A mighty helpful row to hoe Leppek’s Nursery growing vegetables for food bank program
Harvest time is coming up later this summer at Leppek’s Nursery and Garden Center in Genoa Township, but what they’re going to gather come picking time won’t be flowers.
Just starting to pop up out of the ground now is what will eventually be fresh vegetables for consumption by folks in the area who need a helping hand.
What is a place that sells things such as flowering plants, bushes and tree saplings doing growing vegetables? According to Leppek Floral Manager Char Rowe, the business is allowing use of a portion of its Grand River Avenue property to a new Gleaners Community Food Bank program. The result is the Leppek’s Community Garden, which is a pilot project this year.

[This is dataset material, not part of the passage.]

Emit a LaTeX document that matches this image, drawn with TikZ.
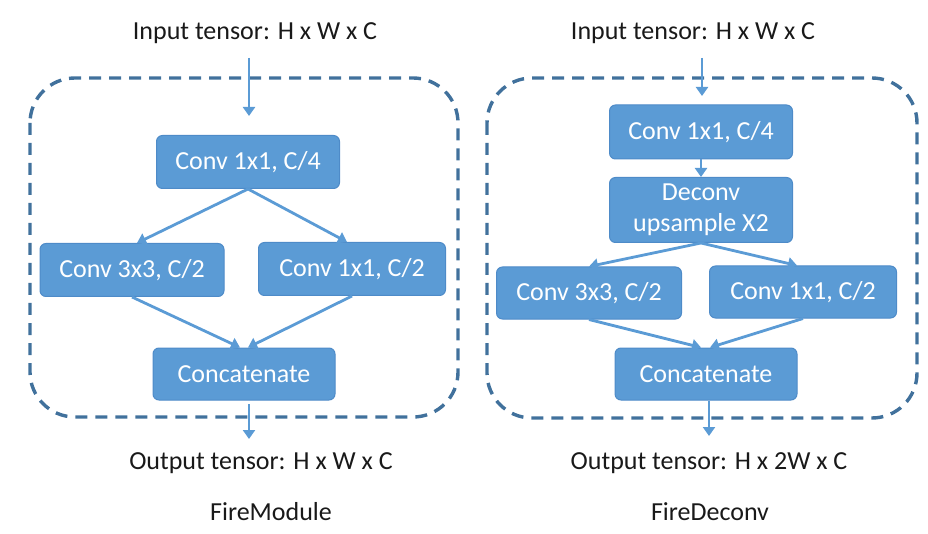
\documentclass[tikz,border=0pt]{standalone}
\usepackage{fontspec}
\setmainfont{Carlito}
\usetikzlibrary{arrows.meta}
\definecolor{boxfill}{HTML}{5B9BD5}
\definecolor{boxline}{HTML}{4E8BC8}
\definecolor{dashc}{HTML}{41719C}
\begin{document}
\begin{tikzpicture}[x=1pt,y=-1pt,
  blk/.style={draw=boxline,line width=1pt,fill=boxfill,rounded corners=6pt,text=white,
    font=\fontsize{26}{28}\selectfont,align=center,inner sep=0pt,minimum height=#1},
  blk/.default=53pt,
  lbl/.style={font=\fontsize{26}{28}\selectfont,text=black!90,inner sep=0pt},
  arr/.style={draw=boxfill,line width=2.8pt,-{Triangle[width=12pt,length=9pt]}},
  frame/.style={draw=dashc,line width=3.4pt,dash pattern=on 12pt off 8pt,rounded corners=45pt}]
\useasboundingbox (0,0) rectangle (928,534);
% ---------------- left: FireModule
\draw[frame] (30,78) rectangle (458,417);
\node[lbl] (inL) at (255,33) {Input tensor: H x W x C};
\node[blk,minimum width=183pt] (c1L) at (248,162) {Conv 1x1, C/4};
\node[blk,minimum width=184pt] (c3L) at (132,270) {Conv 3x3, C/2};
\node[blk,minimum width=187pt] (c1bL) at (352,269) {Conv 1x1, C/2};
\node[blk,minimum width=182pt,minimum height=52pt] (catL) at (244,374) {Concatenate};
\node[lbl] (outL) at (261,463) {Output tensor: H x W x C};
\node[lbl] (nameL) at (271,512) {FireModule};
\coordinate (aL1) at (249,58);
\coordinate (aL2) at (249,116);
\coordinate (aL3) at (249,404);
\coordinate (aL4) at (249,439);
\draw[arr] (aL1) -- (aL2);
\draw[arr] (c1L.south) -- ([xshift=5pt]c3L.north);
\draw[arr] (c1L.south) -- ([xshift=-5pt]c1bL.north);
\draw[arr] (c3L.south) -- ([xshift=-4pt]catL.north);
\draw[arr] (c1bL.south) -- ([xshift=4pt]catL.north);
\draw[arr] (aL3) -- (aL4);
% ---------------- right: FireDeconv
\draw[frame] (487,78) rectangle (917,418);
\node[lbl] (inR) at (693,33) {Input tensor: H x W x C};
\node[blk,minimum width=183pt,minimum height=54pt] (c1R) at (701,132) {Conv 1x1, C/4};
\node[blk,minimum width=183pt,minimum height=65pt,font=\fontsize{26}{31}\selectfont] (dcR) at (701,210) {Deconv\\upsample X2};
\node[blk,minimum width=185pt,minimum height=52pt] (c3R) at (589,293) {Conv 3x3, C/2};
\node[blk,minimum width=187pt,minimum height=52pt] (c1bR) at (803,292) {Conv 1x1, C/2};
\node[blk,minimum width=182pt,minimum height=52pt] (catR) at (706,374) {Concatenate};
\node[lbl] (outR) at (709,463) {Output tensor: H x 2W x C};
\node[lbl] (nameR) at (710,512) {FireDeconv};
\coordinate (aR1) at (702,58);
\coordinate (aR2) at (702,96);
\coordinate (aR3) at (709,401);
\coordinate (aR4) at (709,436);
\draw[arr] (aR1) -- (aR2);
\draw[arr] (c1R.south) -- (dcR.north);
\draw[arr] (dcR.south) -- (c3R.north);
\draw[arr] (dcR.south) -- ([xshift=-6pt]c1bR.north);
\draw[arr] (c3R.south) -- ([xshift=-5pt]catR.north);
\draw[arr] (c1bR.south) -- ([xshift=4pt]catR.north);
\draw[arr] (aR3) -- (aR4);
\end{tikzpicture}
\end{document}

Gleaners Livingston County Manager of Operations Erica Karfonta says the agency has wanted to do a community garden before, but until Rowe approached offering to help, lacked the mechanism.
“Leppek’s approached us and said we want to give back to the community and support Gleaners,” Karfonta explains.
The result is two, 10-by-20-foot gardens, where Leppek staff members have planted corn, pole beans, peppers, cucumbers, potatoes and tomatoes.
“I’m really pleased,” Karfonta says of the pilot program. “I think we’re looking at a whole new door opening in the mission of Gleaners (in Livingston County).”
“I went to (Gleaners) because I understand there’s a definite need,” Rowe says. In addition to the garden at the nursery, Leppek’s and Gleaners are encouraging area residents who have vegetable gardens to plant an extra row and donate the results to Gleaners.
Sarah Austin, who has a small backyard garden at her Howell home, wanted to help and will donate some of her tomatoes when they ripen. “I planted five plants and can’t eat that many tomatoes,” she says.
Karfonta says even people who don’t have a vegetable garden, or who live in an apartment, can help the program by getting a large pot, filling it with topsoil and fertilizer and planting a “salad” garden. Leppek’s is handing out fliers to its customers – a kind of vegetable garden “wish list” – outlining recipients’ food needs for people willing to donate.